There are several ways to beat the market, and investing in small cap stocks has historically been one of them. We like to improve the odds of beating the market further by examining what famous hedge fund operators such as Carl Icahn and George Soros think. Those hedge fund operators make billions of dollars each year by hiring the best and the brightest to do research on stocks, including small cap stocks that big brokerage houses simply don’t cover. Because of Carl Icahn and other elite funds’ exemplary historical records, we pay attention to their small cap picks. In this article, we use hedge fund filing data to analyze Kite Pharma Inc (NASDAQ:KITE).

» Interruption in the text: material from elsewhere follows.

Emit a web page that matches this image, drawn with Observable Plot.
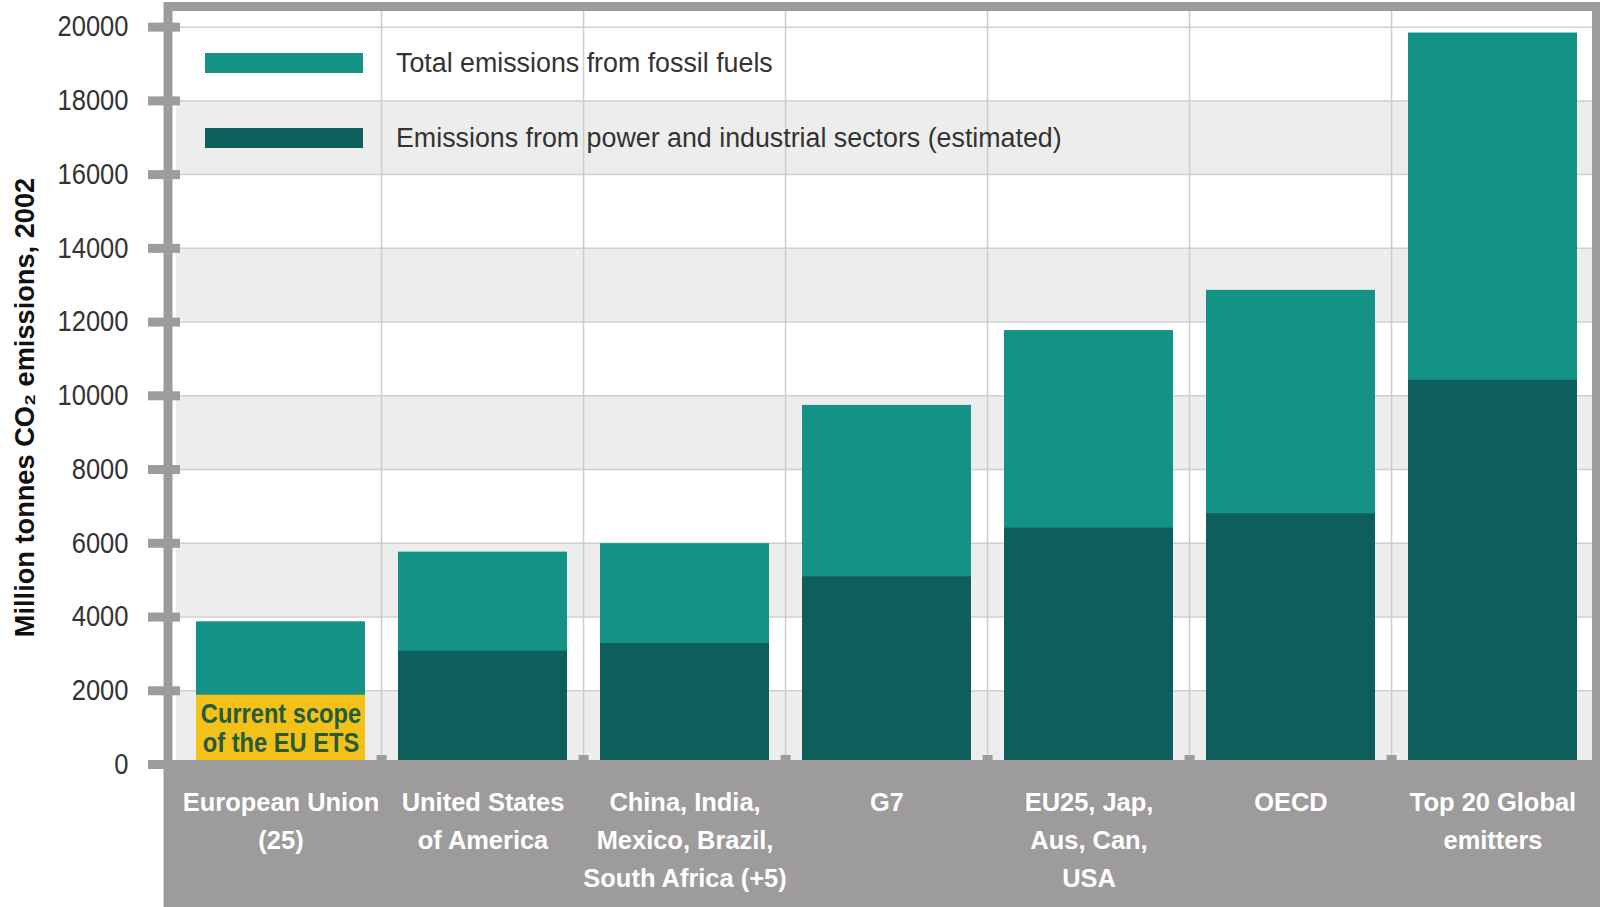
<!DOCTYPE html>
<html>
<head>
<meta charset="utf-8">
<script src="https://cdn.jsdelivr.net/npm/d3@7"></script>
<script src="https://cdn.jsdelivr.net/npm/@observablehq/plot@0.6"></script>
<style>
  html, body { margin: 0; padding: 0; background: #fff; }
  #wrap { position: relative; width: 1600px; height: 907px; font-family: "Liberation Sans", Arial, sans-serif; }
  .leg-sw { position: absolute; width: 158px; height: 20px; }
  .leg-tx { position: absolute; font-size: 26.8px; color: #333; line-height: 32px; white-space: nowrap; }
</style>
</head>
<body>
<div id="wrap"></div>
<script>
// ---- data ----
const categories = [
  "European Union (25)",
  "United States of America",
  "China, India, Mexico, Brazil, South Africa (+5)",
  "G7",
  "EU25, Jap, Aus, Can, USA",
  "OECD",
  "Top 20 Global emitters"
];
const categoryLabels = [
  "European Union\n(25)",
  "United States\nof America",
  "China, India,\nMexico, Brazil,\nSouth Africa (+5)",
  "G7",
  "EU25, Jap,\nAus, Can,\nUSA",
  "OECD",
  "Top 20 Global\nemitters"
];
const totalFossil = [3870, 5760, 5990, 9740, 11770, 12860, 19840];
const powerIndustry = [1880, 3070, 3280, 5090, 6410, 6800, 10420];
const yTicks = [0, 2000, 4000, 6000, 8000, 10000, 12000, 14000, 16000, 18000, 20000];
const seriesNames = ["Total emissions from fossil fuels", "Emissions from power and industrial sectors (estimated)"];
const yTitle = "Million tonnes CO\u2082 emissions, 2002";
const etsNote = "Current scope\nof the EU ETS";

// ---- layout / style ----
const W = 1600, H = 907, mL = 176, mR = 4, mT = 6, mB = 143;
const plotH = H - mT - mB;
const step = (W - mL - mR) / categories.length;
const yTop = 20560;
const GRAY = "#9d9b9c";
const TEAL = "#149286", DARK = "#0e5e5c", YELLOW = "#f4c118", ETS_TEXT = "#245c3a";
const FS_TICK = 29, FS_XLAB = 26.5, FS_TITLE = 27.2, FS_ETS = 27.5;
// horizontal squeeze per text size, to mimic the condensed typeface
const squeeze = {[FS_TICK]: 0.88, [FS_XLAB]: 0.96};
const squeezeEts = 0.86;

const rows = categories.map((c, i) => ({cat: c, label: categoryLabels[i], total: totalFossil[i], power: powerIndustry[i]}));
const tickStep = yTicks[1] - yTicks[0];
const bandStarts = yTicks.filter((t, i) => i % 2 === 0 && t < yTicks[yTicks.length - 1]);

const chart = Plot.plot({
  width: W, height: H,
  marginLeft: mL, marginRight: mR, marginTop: mT, marginBottom: mB,
  style: {background: "#fff", fontFamily: '"Liberation Sans", Arial, sans-serif', overflow: "visible"},
  x: {domain: categories, paddingInner: 0.165, paddingOuter: 0.0825, axis: null},
  y: {domain: [0, yTop]},
  marks: [
    Plot.rect(bandStarts, {y1: d => d, y2: d => d + tickStep, fill: "#ededed"}),
    Plot.ruleY(yTicks, {stroke: "#cfcfcf", strokeWidth: 1.5}),
    Plot.ruleX(categories.slice(1), {x: d => d, dx: -step / 2, stroke: "#cccccc", strokeWidth: 1.5}),
    Plot.barY(rows, {x: "cat", y: "total", fill: TEAL}),
    Plot.barY(rows, {x: "cat", y: "power", fill: (d, i) => i === 0 ? YELLOW : DARK}),
    Plot.text([rows[0]], {x: "cat", y: d => d.power / 2, text: () => etsNote, fill: ETS_TEXT, fontWeight: "bold", fontSize: FS_ETS, lineHeight: 1.05, dy: -2, className: "ets-note"}),
    Plot.frame({fill: GRAY, stroke: "none", insetTop: plotH - 1, insetBottom: -mB, insetLeft: -13, insetRight: -mR}),
    Plot.ruleX(categories.slice(1), {x: d => d, dx: -step / 2, stroke: GRAY, strokeWidth: 10, insetTop: plotH - 9}),
    Plot.frame({stroke: GRAY, strokeWidth: 9, fill: "none", insetLeft: -8.5}),
    Plot.text(rows, {x: "cat", text: "label", frameAnchor: "bottom", lineAnchor: "top", dy: 20, fill: "#fff", fontWeight: "bold", fontSize: FS_XLAB, lineHeight: 1.43}),
    Plot.axisY(yTicks, {tickSize: 32, tickPadding: 20, dx: 4, stroke: GRAY, strokeWidth: 9, fill: "#333", fontSize: FS_TICK, tickFormat: d3.format("d"), label: null}),
    Plot.text([yTitle], {frameAnchor: "left", textAnchor: "middle", rotate: -90, dx: -151.5, dy: 22, fontWeight: "bold", fontSize: FS_TITLE, fill: "#111"})
  ]
});

const wrap = document.getElementById("wrap");
wrap.appendChild(chart);

// condense text horizontally (non-rotated texts only)
function condense(textEl, f) {
  const spans = textEl.querySelectorAll("tspan");
  const els = spans.length ? Array.from(spans) : [textEl];
  els.forEach(el => {
    const len = el.getComputedTextLength();
    if (len > 0) {
      el.setAttribute("textLength", (len * f).toFixed(1));
      el.setAttribute("lengthAdjust", "spacingAndGlyphs");
    }
  });
}
chart.querySelectorAll("g[font-size]").forEach(g => {
  const f = g.classList.contains("ets-note") ? squeezeEts : squeeze[+g.getAttribute("font-size")];
  if (!f) return;
  g.querySelectorAll("text").forEach(t => condense(t, f));
});

// legend (inside the plot area)
const legendColors = [TEAL, DARK];
const legendTops = [53, 127.5];
seriesNames.forEach((name, i) => {
  const sw = document.createElement("div");
  sw.className = "leg-sw";
  sw.style.left = "205px";
  sw.style.top = legendTops[i] + "px";
  sw.style.background = legendColors[i];
  wrap.appendChild(sw);
  const tx = document.createElement("div");
  tx.className = "leg-tx";
  tx.style.left = "396px";
  tx.style.top = (legendTops[i] + 10 - 16) + "px";
  tx.textContent = name;
  wrap.appendChild(tx);
});
</script>
</body>
</html>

Kite Pharma Inc (NASDAQ:KITE) investors should be aware of an increase in hedge fund sentiment in recent months. KITE was in 27 hedge funds’ portfolios at the end of September. There were 19 hedge funds in our database with KITE positions at the end of the previous quarter. The level and the change in hedge fund popularity aren’t the only variables you need to analyze to decipher hedge funds’ perspectives. A stock may witness a boost in popularity but it may still be less popular than similarly priced stocks. That’s why at the end of this article we will examine companies such as Cree, Inc. (NASDAQ:CREE), Darling International Inc. (NYSE:DAR), and The Timken Company (NYSE:TKR) to gather more data points.
At Insider Monkey, we’ve developed an investment strategy that has delivered market-beating returns over the past 12 months. Our strategy identifies the 100 best-performing funds of the previous quarter from among the collection of 700+ successful funds that we track in our database, which we accomplish using our returns methodology. We then study the portfolios of those 100 funds using the latest 13F data to uncover the 30 most popular mid-cap stocks (market caps of between $1 billion and $10 billion) among them to hold until the next filing period. This strategy delivered 18% gains over the past 12 months, more than doubling the 8% returns enjoyed by the S&P 500 ETFs.

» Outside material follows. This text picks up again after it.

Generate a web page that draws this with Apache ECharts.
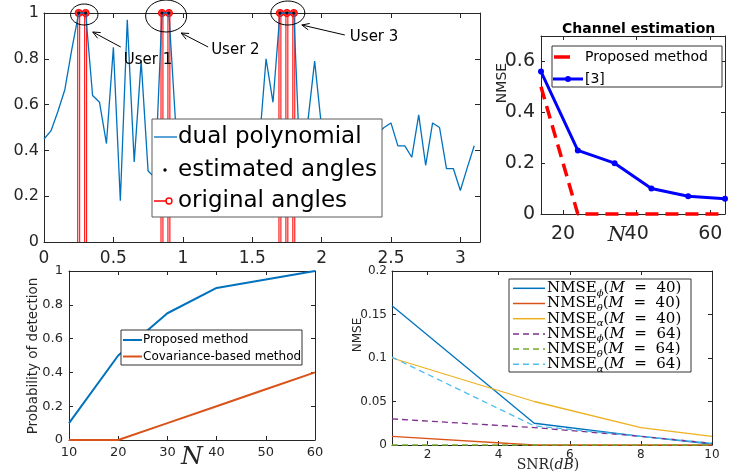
<!DOCTYPE html>
<html><head><meta charset="utf-8">
<script src="https://cdn.jsdelivr.net/npm/echarts@6/dist/echarts.min.js"></script>
<style>html,body{margin:0;padding:0;background:#fff}#c{width:752px;height:475px}</style>
</head><body><div id="c"></div>
<script>
// ---------- DATA ----------
// Top-left: dual polynomial vs angle
const thetaGrid = [0,0.05,0.1,0.15,0.2,0.25,0.3,0.35,0.4,0.45,0.5,0.55,0.6,0.65,0.7,0.75,0.8,0.85,0.9,0.95,
  1.0,1.05,1.1,1.15,1.2,1.25,1.3,1.35,1.4,1.45,1.5,1.55,1.6,1.65,1.7,1.75,1.8,1.85,1.9,1.95,
  2.0,2.05,2.1,2.15,2.2,2.25,2.3,2.35,2.4,2.45,2.5,2.55,2.6,2.65,2.7,2.75,2.8,2.85,2.9,2.95,3.0,3.05,3.1];
const dualPoly = [0.45,0.485,0.57,0.665,0.84,1.0,1.0,0.64,0.61,0.43,0.85,0.18,0.97,0.35,0.79,0.31,0.28,1.0,1.0,0.5,
  0.42,0.36,0.48,0.33,0.45,0.38,0.50,0.30,0.44,0.37,0.47,0.42,0.80,0.61,1.0,1.0,1.0,0.26,0.52,0.79,
  0.50,0.38,0.46,0.34,0.49,0.40,0.45,0.36,0.47,0.50,0.52,0.42,0.42,0.37,0.555,0.335,0.52,0.50,0.32,0.32,0.225,0.325,0.42];
const originalAngles = [0.25,0.3,0.85,0.9,1.7,1.75,1.8];
const estimatedAngles = [0.25,0.3,0.85,0.9,1.7,1.75,1.8];
const userNames = ['User 1','User 2','User 3'];
const userCenters = [0.29,0.88,1.757];
const tlXTicks = [0,0.5,1,1.5,2,2.5,3];
const tlYTicks = [0,0.2,0.4,0.6,0.8,1];

// Top-right: channel estimation
const nTR = [14,24,34,44,54,64];
const proposedTR = [0.5,0,0,0,0,0];
const ref3TR = [0.56,0.25,0.20,0.10,0.07,0.06];
const trXTicks = [20,40,60];
const trYTicks = [0,0.2,0.4,0.6];

// Bottom-left: probability of detection
const nBL = [10,20,30,40,50,60];
const proposedBL = [0.1,0.5,0.75,0.9,0.95,1.0];
const covarianceBL = [0,0,0.1,0.2,0.3,0.4];
const blXTicks = [10,20,30,40,50,60];
const blYTicks = [0,0.2,0.4,0.6,0.8,1];

// Bottom-right: NMSE vs SNR
const snr = [1,5,8,10];
const phi40 = [0.16,0.025,0.01,0.001];
const theta40 = [0.01,0,0,0];
const alpha40 = [0.1,0.05,0.02,0.01];
const phi64 = [0.03,0.02,0.01,0.002];
const theta64 = [0,0,0,0];
const alpha64 = [0.101,0.022,0.01,0.002];
const brXTicks = [2,4,6,8,10];
const brYTicks = [0,0.05,0.1,0.15,0.2];

// ---------- STYLE ----------
const AX = '#262626';
const SANS = '"DejaVu Sans", sans-serif';
const SERIF = '"DejaVu Serif", serif';
const C = {blue:'#0072BD', orange:'#D95319', yellow:'#EDB120', purple:'#7E2F8E', green:'#77AC30', cyan:'#4DBEEE'};

const grids = [
  {left:44, top:13, width:436, height:229},
  {left:541, top:36, width:184, height:178},
  {left:69, top:271, width:246, height:169},
  {left:392, top:271, width:320, height:174}
].map(g => Object.assign({outerBoundsMode:'none', containLabel:false, show:false}, g));

function axisPair(dim, gi, min, max, ticks, fs, margin, tickLen) {
  const pos = dim === 'x' ? ['bottom','top'] : ['left','right'];
  return pos.map((p, k) => ({
    gridIndex: gi, type: 'value', position: p, min, max,
    axisLine: {show: true, onZero: false, lineStyle: {color: AX, width: 1}},
    axisTick: {show: true, inside: true, length: tickLen, customValues: ticks, lineStyle: {color: AX, width: 1}},
    axisLabel: k === 0 ? {show: true, customValues: ticks, color: AX, fontSize: fs, fontFamily: SANS, margin,
      formatter: v => String(+v.toFixed(4))} : {show: false},
    splitLine: {show: false}
  }));
}

const xAxis = [].concat(
  axisPair('x', 0, 0, Math.PI, tlXTicks, 17, 8, 5),
  axisPair('x', 1, 14, 64, trXTicks, 19, 11, 4),
  axisPair('x', 2, 10, 60, blXTicks, 13, 6, 4),
  axisPair('x', 3, 1, 10, brXTicks, 12, 4, 4)
);
const yAxis = [].concat(
  axisPair('y', 0, 0, 1, tlYTicks, 16, 5, 5),
  axisPair('y', 1, 0, 0.7, trYTicks, 19, 6, 4),
  axisPair('y', 2, 0, 1, blYTicks, 13, 6, 4),
  axisPair('y', 3, 0, 0.2, brYTicks, 12, 5, 4)
);

const zip = (xs, ys) => xs.map((x, i) => [x, ys[i]]);
function ln(gi, name, xs, ys, color, width, dash, extra) {
  return Object.assign({
    type: 'line', name, xAxisIndex: gi * 2, yAxisIndex: gi * 2, data: zip(xs, ys),
    symbol: 'none', clip: false, animation: false,
    lineStyle: {color, width, type: dash || 'solid'}, itemStyle: {color}
  }, extra || {});
}

const series = [
  ln(0, 'dual polynomial', thetaGrid, dualPoly, C.blue, 1.3),
  {
    type: 'custom', name: 'original angles', xAxisIndex: 0, yAxisIndex: 0, z: 3, animation: false,
    data: originalAngles.map(a => [a, 1]),
    renderItem: (params, api) => {
      const x = api.value(0), y = api.value(1);
      const t = api.coord([x, y]), b = api.coord([x, 0]);
      return {type: 'group', children: [
        {type: 'line', shape: {x1: t[0], y1: t[1], x2: b[0], y2: b[1]}, style: {stroke: '#ff0000', lineWidth: 3}},
        {type: 'line', shape: {x1: t[0], y1: t[1], x2: b[0], y2: b[1]}, style: {stroke: '#ffe0e0', lineWidth: 1}},
        {type: 'circle', shape: {cx: t[0], cy: t[1], r: 3.6}, style: {fill: '#ff3030', stroke: '#ff0000', lineWidth: 1}}
      ]};
    }
  },
  {type: 'scatter', name: 'estimated angles', xAxisIndex: 0, yAxisIndex: 0, z: 4, animation: false,
   data: estimatedAngles.map(a => [a, 1]), symbolSize: 3.2, itemStyle: {color: '#000'}},
  ln(1, 'Proposed method (CE)', nTR, proposedTR, '#ff0000', 3.5, [13, 7]),
  ln(1, '[3]', nTR, ref3TR, '#0000ff', 3, null, {symbol: 'circle', symbolSize: 6, showSymbol: true}),
  ln(2, 'Proposed method', nBL, proposedBL, C.blue, 2),
  ln(2, 'Covariance-based method', nBL, covarianceBL, C.orange, 2),
  ln(3, 'NMSE_phi(M=40)', snr, phi40, C.blue, 1.3),
  ln(3, 'NMSE_theta(M=40)', snr, theta40, C.orange, 1.3),
  ln(3, 'NMSE_alpha(M=40)', snr, alpha40, C.yellow, 1.3),
  ln(3, 'NMSE_phi(M=64)', snr, phi64, C.purple, 1.3, [6, 4]),
  ln(3, 'NMSE_theta(M=64)', snr, theta64, C.green, 1.3, [6, 4]),
  ln(3, 'NMSE_alpha(M=64)', snr, alpha64, C.cyan, 1.3, [6, 4])
];

const chart = echarts.init(document.getElementById('c'), null, {renderer: 'canvas', width: 752, height: 475});
chart.setOption({
  animation: false,
  backgroundColor: '#fff',
  title: {text: 'Channel estimation', left: 557, top: 17,
    textStyle: {fontFamily: SANS, fontSize: 14, fontWeight: 'bold', color: '#000'}},
  grid: grids, xAxis, yAxis, series
});

// ---------- annotations / legends ----------
const P = (x, y) => chart.convertToPixel({xAxisIndex: 0, yAxisIndex: 0}, [x, y]);
const txt = (text, x, y, font, extra) => Object.assign({
  type: 'text', z: 110, x, y,
  style: {text, x: 0, y: 0, font, fill: '#000', align: 'left', verticalAlign: 'middle'}
}, extra || {});
const line = (x1, y1, x2, y2, stroke, lw, dash) => ({
  type: 'line', z: 105, shape: {x1, y1, x2, y2}, style: {stroke, lineWidth: lw, lineDash: dash || null}
});
const g = [];

// User annotations (pixel offsets relative to each group's peak)
const userGeom = [
  {dy: 1.5, rx: 13.7, ry: 10.5, head: [8.5, 17.5], tail: [36.5, 32.5], text: [39.5, 45.5]},
  {dy: 3, rx: 20.5, ry: 16, head: [15, 17], tail: [42, 31], text: [45, 34]},
  {dy: 0, rx: 17, ry: 12, head: [14, 12], tail: [57, 22], text: [62, 24]}
];
userCenters.forEach((ux, i) => {
  const p = P(ux, 1), u = userGeom[i];
  const cx = p[0], cy = p[1] + u.dy;
  g.push({type: 'ellipse', z: 106, shape: {cx, cy, rx: u.rx, ry: u.ry}, style: {fill: null, stroke: '#000', lineWidth: 1}});
  const hx = cx + u.head[0], hy = cy + u.head[1], tx = cx + u.tail[0], ty = cy + u.tail[1];
  g.push(line(tx, ty, hx, hy, '#000', 1));
  const ang = Math.atan2(hy - ty, hx - tx), L = 8, a = 0.42;
  g.push({type: 'polyline', z: 106, shape: {points: [
    [hx - L * Math.cos(ang - a), hy - L * Math.sin(ang - a)], [hx, hy],
    [hx - L * Math.cos(ang + a), hy - L * Math.sin(ang + a)]]}, style: {fill: null, stroke: '#000', lineWidth: 1}});
  g.push(txt(userNames[i], cx + u.text[0], cy + u.text[1], '15px ' + SANS));
});

// Top-left legend
g.push({type: 'rect', z: 100, shape: {x: 152, y: 119, width: 230, height: 98}, style: {fill: '#fff', stroke: '#5a5a5a', lineWidth: 1}});
g.push(line(154, 137, 177, 137, C.blue, 1.3));
g.push(txt('dual polynomial', 178, 137, '23px ' + SANS));
g.push({type: 'circle', z: 106, shape: {cx: 165, cy: 170, r: 1.7}, style: {fill: '#000'}});
g.push(txt('estimated angles', 178, 170, '23px ' + SANS));
g.push(line(154, 201, 167, 201, '#ff0000', 1.5));
g.push({type: 'circle', z: 106, shape: {cx: 169, cy: 201, r: 3}, style: {fill: '#fff', stroke: '#ff0000', lineWidth: 1.4}});
g.push(txt('original angles', 178, 201, '23px ' + SANS));

// Top-right legend + axis titles
g.push({type: 'rect', z: 100, shape: {x: 552, y: 46, width: 170, height: 41}, style: {fill: '#fff', stroke: '#333', lineWidth: 1}});
g.push(line(554, 57, 570, 57, '#ff0000', 3.5));
g.push(txt('Proposed method', 585, 57, '14px ' + SANS));
g.push(line(553, 79, 583, 79, '#0000ff', 3));
g.push({type: 'circle', z: 106, shape: {cx: 568, cy: 79, r: 3}, style: {fill: '#0000ff'}});
g.push(txt('[3]', 585, 79, '14px ' + SANS));
g.push(txt('NMSE', 502, 83, '14px ' + SANS, {rotation: Math.PI / 2, style: {text: 'NMSE', x: 0, y: 0, font: '14px ' + SANS, fill: AX, align: 'center', verticalAlign: 'middle'}}));
g.push(txt('N', 617, 236, 'italic 21px ' + SERIF, {style: {text: 'N', x: 0, y: 0, font: 'italic 21px ' + SERIF, fill: AX, align: 'center', verticalAlign: 'middle'}}));

// Bottom-left legend + axis titles
g.push({type: 'rect', z: 100, shape: {x: 121, y: 330, width: 181, height: 35}, style: {fill: '#fff', stroke: '#333', lineWidth: 1}});
g.push(line(123, 340, 142, 340, C.blue, 2));
g.push(txt('Proposed method', 143, 340, '12px ' + SANS));
g.push(line(123, 356.5, 142, 356.5, C.orange, 2));
g.push(txt('Covariance-based method', 143, 356.5, '12px ' + SANS));
g.push(txt('Probability of detection', 33, 356, '13.5px ' + SANS, {rotation: Math.PI / 2, style: {text: 'Probability of detection', x: 0, y: 0, font: '13.5px ' + SANS, fill: AX, align: 'center', verticalAlign: 'middle'}}));
g.push(txt('N', 192, 457, 'italic 25px ' + SERIF, {style: {text: 'N', x: 0, y: 0, font: 'italic 25px ' + SERIF, fill: AX, align: 'center', verticalAlign: 'middle'}}));

// Bottom-right legend + axis titles
g.push({type: 'rect', z: 100, shape: {x: 509, y: 279, width: 182, height: 93}, style: {fill: '#fff', stroke: '#333', lineWidth: 1}});
const brLegend = [
  ['ϕ', '40', C.blue, null], ['θ', '40', C.orange, null], ['α', '40', C.yellow, null],
  ['ϕ', '64', C.purple, [6, 4]], ['θ', '64', C.green, [6, 4]], ['α', '64', C.cyan, [6, 4]]
];
const rich = {
  n: {font: '15px ' + SERIF, fill: '#000', lineHeight: 20, verticalAlign: 'middle'},
  s: {font: 'italic 10px ' + SERIF, fill: '#000', lineHeight: 20, verticalAlign: 'bottom'},
  i: {font: 'italic 15px ' + SERIF, fill: '#000', lineHeight: 20, verticalAlign: 'middle'}
};
brLegend.forEach((r, k) => {
  const y = 288.3 + k * 15.2;
  g.push(line(513, y, 545, y, r[2], 1.5, r[3]));
  g.push({type: 'text', z: 110, x: 547, y: y, style: {
    text: '{n|NMSE}{s|' + r[0] + '}{n|(}{i|M}{n|  =  ' + r[1] + ')}', rich, x: 0, y: 0,
    align: 'left', verticalAlign: 'middle'}});
});
g.push({type: 'text', z: 110, x: 358, y: 335, rotation: Math.PI / 2, style: {text: 'NMSE', x: 0, y: 0, font: '12px ' + SANS, fill: AX, align: 'center', verticalAlign: 'middle'}});
g.push({type: 'text', z: 110, x: 548, y: 465, style: {
  text: '{n|SNR(}{i|dB}{n|)}', x: 0, y: 0, align: 'center', verticalAlign: 'middle',
  rich: {n: {font: '14px ' + SERIF, fill: AX}, i: {font: 'italic 14px ' + SERIF, fill: AX}}}});

chart.setOption({graphic: {elements: g}});
</script>
</body></html>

How are hedge funds trading Kite Pharma Inc (NASDAQ:KITE)?
At the end of the third quarter, a total of 27 of the hedge funds tracked by Insider Monkey were long this stock, a gain of 42% from one quarter earlier. With hedge funds’ capital changing hands, there exists an “upper tier” of notable hedge fund managers who were upping their holdings meaningfully (or already accumulated large positions).
Of the funds tracked by Insider Monkey, Wildcat Capital Management, managed by Leonard A. Potter, holds the largest position in Kite Pharma Inc (NASDAQ:KITE). Wildcat Capital Management has a $131.7 million position in the stock, comprising 31.5% of its 13F portfolio. The second most bullish fund manager is Andreas Halvorsen of Viking Global, with a $28.9 million position. Other professional money managers that hold long positions comprise Jacob Doft’s Highline Capital Management, Christopher James’ Partner Fund Management and Guy Shahar’s DSAM Partners. We should note that none of these hedge funds are among our list of the 100 best performing hedge funds which is based on the performance of their 13F long positions in non-microcap stocks.